Third Quarter Highlights
Total revenue was $909 million, a 7% decrease from the third quarter revenue of $976 million reported for the same quarter 2008.
- Earnings per share were 47 cents versus 53 cents a year ago.
- From an employment standpoint, fewer jobs means fewer uniforms both rented and purchased, less usage of first aid and restroom supplies, and less opportunity for ancillary catalog sales such as shoes and jackets.
- Facility closures impact volume of entrance mats, shop towels and linens, restroom cleaning and other facility needs such as fire protection services and even document destruction.
Cintas Corporation reduced its outstanding debt by approximately $85 million reducing its outstanding commercial paper balance to zero at the end of the period.
- The ratio of debt to capitalization improved to 25% down from over 30% a year ago.

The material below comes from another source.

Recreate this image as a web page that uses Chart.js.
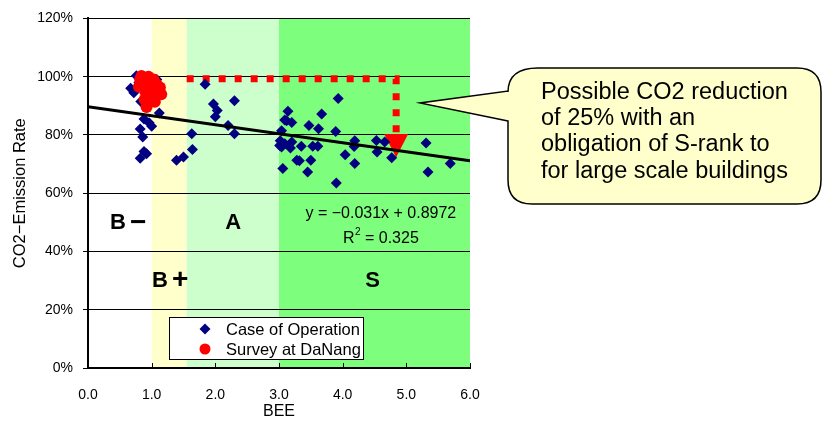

- Cintas Corporation paid an annual dividend of 47 cents per share continuing its practice of raising the dividend every year since going public in 1983.
- Cintas expanded its presence in the document management business in Europe by purchasing Aktenmühle. Headquartered in Munich, Germany, Aktenmühle provides document shredding service to most of the major cities in Germany.
- The firm now has the ability to offer Document Management Services outside of North America in both The Netherlands and Germany.
Total company internal growth was -7.4%.
- Year-to-date internal growth was -1.4%.
- In addition to the current economic environment, revenue was negatively impacted by 1% due to a weaker Canadian dollar.
Rental revenues were $675 million for the quarter compared to $704 million in the third quarter of last year, a 4% decrease.
- Internal growth for the segment was also -4%. The difficult business conditions significantly impacted the rental results.
- The U.S. seasonally adjusted unemployment rate increased from 4.8% a year ago to 8.1% at the end of February 2009.
- The swift reduction in jobs with 2.6 million jobs lost in the last four months alone has been too fast and widespread to offset on a short-term basis.
Approximately two-thirds of the rental negative internal growth rate is attributable to the decrease experienced in the add stop ratio.
- Given the significant job loss it is not surprising that this ratio is running negative.
- The issue is that the adds are down significantly, in effect turnover to customers is remaining at historical levels.
- But once turnover occurs either through involuntary terminations or voluntary, the customer is not replacing these positions.
- Rental revenue is also impacted by the reduced amount of churn at customers, lowering revenue from loss replacement, makeup and other charges.
The percentage of new business growth while below historical levels remains in double-digits and the close rate is being maintained.
- The average size of the new accounts has declined reflecting reduced customer headcount as well as new customers being cautious on the extent of these new programs. - Lost business ratio has increased over last year, but that decrease has largely been offset by price increases.
- In addition, the weakening of the Canadian dollar impacted rental revenues by approximately 1%.
Other services revenue which includes Uniform Direct Sales, First Aid Safety and Fire Protection and Document Management declined 14%.
- Internal growth was -16%.
- While Cintas Corporation''s Uniform Direct Sale business is directly impacted by headcount, it is also impacted by more discretionary spending.
- The impact of the downturn especially over the last six months has caused the Uniform Direct Sales segment revenues to decline significantly.